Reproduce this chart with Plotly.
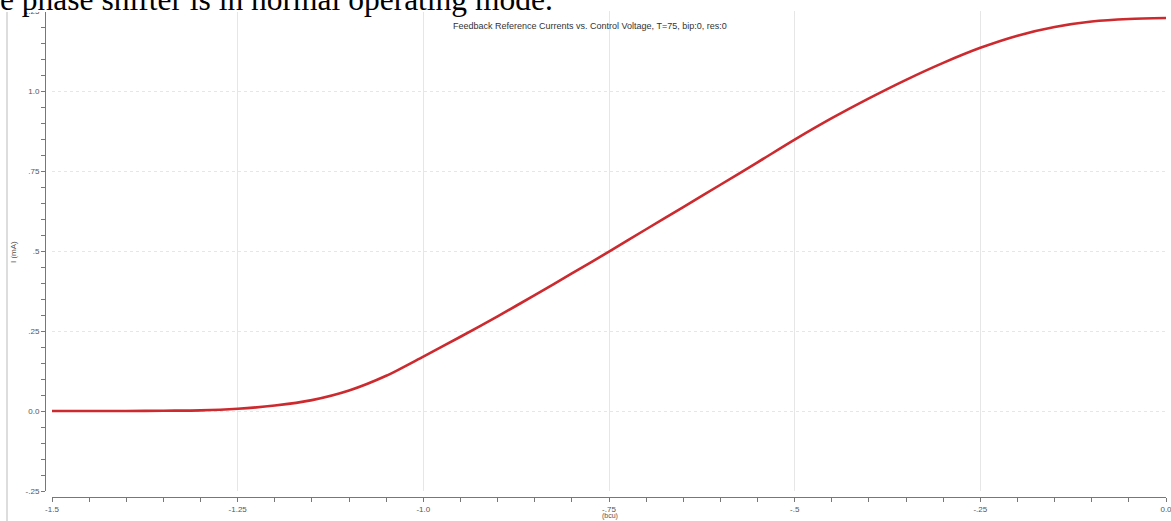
import plotly.graph_objects as go

# Data
voltage = [-1.50, -1.45, -1.40, -1.35, -1.30, -1.25, -1.20, -1.15, -1.10, -1.05,
           -1.00, -0.95, -0.90, -0.85, -0.80, -0.75, -0.70, -0.65, -0.60, -0.55,
           -0.50, -0.45, -0.40, -0.35, -0.30, -0.25, -0.20, -0.15, -0.10, -0.05, 0.00]
current = [0.000, 0.000, 0.000, 0.001, 0.002, 0.007, 0.017, 0.034, 0.064, 0.110,
           0.170, 0.232, 0.296, 0.362, 0.430, 0.498, 0.568, 0.637, 0.707, 0.777,
           0.848, 0.915, 0.977, 1.035, 1.088, 1.135, 1.173, 1.200, 1.217, 1.225, 1.228]

x_tickvals = [-1.5, -1.25, -1.0, -0.75, -0.5, -0.25, 0.0]
x_ticktext = ["-1.5", "-1.25", "-1.0", "-.75", "-.5", "-.25", "0.0"]
y_tickvals = [-0.25, 0.0, 0.25, 0.5, 0.75, 1.0, 1.25]
y_ticktext = ["-.25", "0.0", ".25", ".5", ".75", "1.0", "1.25"]

W, H = 1171, 521
ML, MR, MT, MB = 45, 5, 11, 24
PW = W - ML - MR
PH = H - MT - MB

def px_x(X):
    return (X - ML) / PW

def px_y(Y):
    return (H - MB - Y) / PH

fig = go.Figure()
fig.add_trace(go.Scatter(
    x=voltage, y=current, mode="lines",
    line=dict(color="#cc2a2e", width=2.6, shape="spline", smoothing=0.8),
    hoverinfo="skip", showlegend=False,
))

sans = "Liberation Sans, Arial, sans-serif"
tickfont = dict(family=sans, size=8, color="#555555")

fig.update_layout(
    width=W, height=H,
    margin=dict(l=ML, r=MR, t=MT, b=MB),
    paper_bgcolor="white", plot_bgcolor="white",
    xaxis=dict(
        domain=[7 / PW, 1], range=[-1.5, 0], anchor="free", position=0,
        automargin=False, ticklabeloverflow="allow",
        tickvals=x_tickvals, ticktext=x_ticktext, tickfont=tickfont,
        ticks="outside", ticklen=4, tickcolor="#777777", tickwidth=1,
        minor=dict(dtick=0.05, ticks="outside", ticklen=4, tickcolor="#777777", showgrid=False),
        showline=True, linecolor="#777777", linewidth=1,
        showgrid=True, gridcolor="#e6e6e6", gridwidth=1,
        zeroline=False,
    ),
    yaxis=dict(
        domain=[6 / PH, 1], range=[-0.25, 1.25], anchor="free", position=0,
        automargin=False, ticklabeloverflow="allow",
        tickvals=y_tickvals, ticktext=y_ticktext, tickfont=tickfont,
        ticks="outside", ticklen=4, tickcolor="#777777", tickwidth=1,
        minor=dict(dtick=0.05, ticks="outside", ticklen=4, tickcolor="#777777", showgrid=False),
        showline=True, linecolor="#777777", linewidth=1,
        showgrid=True, gridcolor="#e6e6e6", gridwidth=1, griddash="dot",
        zeroline=False,
    ),
    shapes=[
        dict(type="line", xref="paper", yref="paper",
             x0=px_x(7), x1=px_x(7), y0=px_y(12), y1=px_y(530),
             line=dict(color="#bbbbbb", width=1)),
        dict(type="rect", xref="paper", yref="paper", layer="above",
             x0=px_x(0), x1=px_x(560), y0=px_y(12), y1=px_y(0),
             line=dict(width=0), fillcolor="white"),
    ],
    annotations=[
        dict(text="Feedback Reference Currents vs. Control Voltage, T=75, bip:0, res:0",
             xref="paper", yref="paper", x=px_x(590), y=px_y(26),
             xanchor="center", yanchor="middle", showarrow=False,
             font=dict(family=sans, size=9, color="#333333")),
        dict(text="I (mA)", textangle=-90,
             xref="paper", yref="paper", x=px_x(13), y=px_y(252),
             xanchor="center", yanchor="middle", showarrow=False,
             font=dict(family=sans, size=8, color="#555555")),
        dict(text="(bcu)",
             xref="paper", yref="paper", x=px_x(610), y=px_y(516),
             xanchor="center", yanchor="middle", showarrow=False,
             font=dict(family=sans, size=7, color="#555555")),
        dict(text="e phase shifter is in normal operating mode.",
             xref="paper", yref="paper", x=px_x(-1), y=px_y(18),
             xanchor="left", yanchor="bottom", showarrow=False, borderpad=0,
             font=dict(family="Liberation Serif, Times New Roman, serif", size=31.5, color="#000000")),
    ],
)

fig.write_html("out.html", config={"displayModeBar": False},
               post_script="document.body.style.margin='0';")
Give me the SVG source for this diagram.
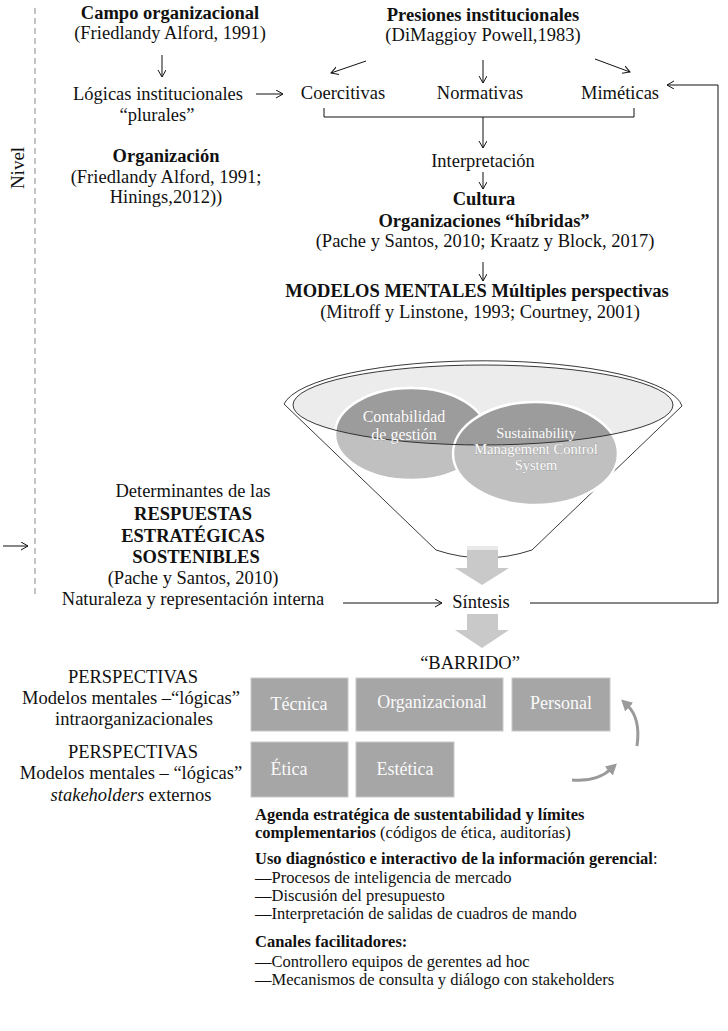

**Problem description**
Skip the pictures, please, and transcribe only the lines from the beginning of the material through the one that contains "return (H - MB - Y) / PH".

**Reply**
Reproduce this chart with Plotly.
import plotly.graph_objects as go

# Data
voltage = [-1.50, -1.45, -1.40, -1.35, -1.30, -1.25, -1.20, -1.15, -1.10, -1.05,
           -1.00, -0.95, -0.90, -0.85, -0.80, -0.75, -0.70, -0.65, -0.60, -0.55,
           -0.50, -0.45, -0.40, -0.35, -0.30, -0.25, -0.20, -0.15, -0.10, -0.05, 0.00]
current = [0.000, 0.000, 0.000, 0.001, 0.002, 0.007, 0.017, 0.034, 0.064, 0.110,
           0.170, 0.232, 0.296, 0.362, 0.430, 0.498, 0.568, 0.637, 0.707, 0.777,
           0.848, 0.915, 0.977, 1.035, 1.088, 1.135, 1.173, 1.200, 1.217, 1.225, 1.228]

x_tickvals = [-1.5, -1.25, -1.0, -0.75, -0.5, -0.25, 0.0]
x_ticktext = ["-1.5", "-1.25", "-1.0", "-.75", "-.5", "-.25", "0.0"]
y_tickvals = [-0.25, 0.0, 0.25, 0.5, 0.75, 1.0, 1.25]
y_ticktext = ["-.25", "0.0", ".25", ".5", ".75", "1.0", "1.25"]

W, H = 1171, 521
ML, MR, MT, MB = 45, 5, 11, 24
PW = W - ML - MR
PH = H - MT - MB

def px_x(X):
    return (X - ML) / PW

def px_y(Y):
    return (H - MB - Y) / PH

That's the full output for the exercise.